Each student has a ball in an area defined by cones or lines. Students will dribble the ball in different ways to see which is best for basketball. The students will start off by patting the ball with the palm of their hand, use their elbow, push the ball into the ground with their knuckles, use the underneath of their hand and finally push the ball down using their fingertips. The coach can ask the students if they noticed a difference and which technique is best. (The correct technique is to push the ball to the ground using your fingertips as you have the most control over the ball.) The next step is to decide how high we need to be dribbling the ball; as high as their knees, their nose and then finally their waist. Again, ask the students which one is the best. (The correct technique is waist height). The students practice dribbling the ball with their fingertips, at waist height and then repeat with non-dominant hand. Add in extra variations of dribbling; switching from hand to hand, dribbling behind their back, between their legs etc.
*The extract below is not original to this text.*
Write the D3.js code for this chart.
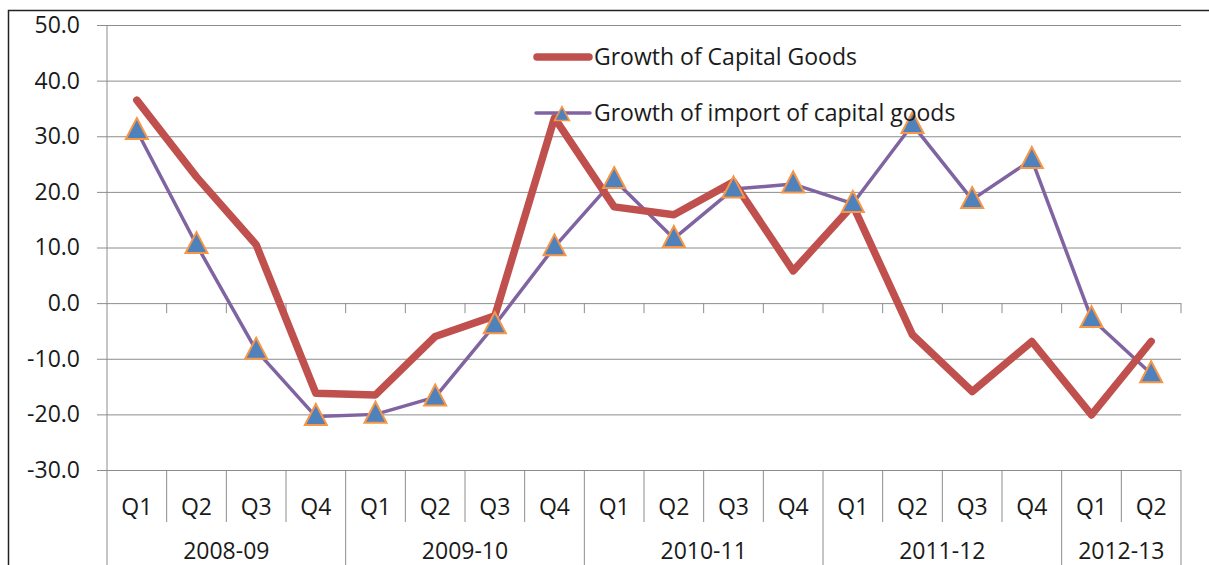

Players each have a basketball and dribble it inside a given area. The aim of the game is to protect their own basketball, while trying to knock other players basketballs away from them. Each player starts with 10 points. Players will lose points if another player knocks their basketball away, or if players lose control and their basketball bounces beyond the playing boundary. If a student knocks another students basketball away, they will gain a 1 point. The winner is the player left with the most points.
To make this activity harder for students, the coach can minimise the space this activity is played in, reduce the amount of points given at the start of each round (e.g. 5, 3) or can have a knockout round where players only start with 1 point, as soon as this point is lost they have been eliminated from the game (can no longer gain a point for knocking other players basketball). The player left at the end (last student standing) will be the winner.
Time limit, bigger/smaller area
In this game there is one team of attackers, made up of 4 students and another team, the defenders, who have 2 students. The attackers start with the ball at one end of the playing area and try to score a point, by passing the basketball (no dribbling) amongst their team and land the basketball in a hoola hoop at the other end of the playing area. The defenders are trying to stop the attackers from scoring and if they manage to steal the ball, then the defenders will get a point for their team. If the defenders steal the ball OR if the attackers score a basket, one of the defenders will dribble the ball back and place it on the ground at the starting spot. When the coach blows the whistle the two defenders will swap and become attackers. One more round will be completed so that each student has had a turn at being both the attackers and defenders.
If there is time at the end you can add in dribbling for the attacking team. The coach can limit the amount of bounces an attacking player does with the ball (x3 -5 bounces) so they then have to pass and utilise team mates that are moving into space.
Only allow passing with no dribbling. Add or take away dribbles allowed.
Use a softer ball that is easier to catch.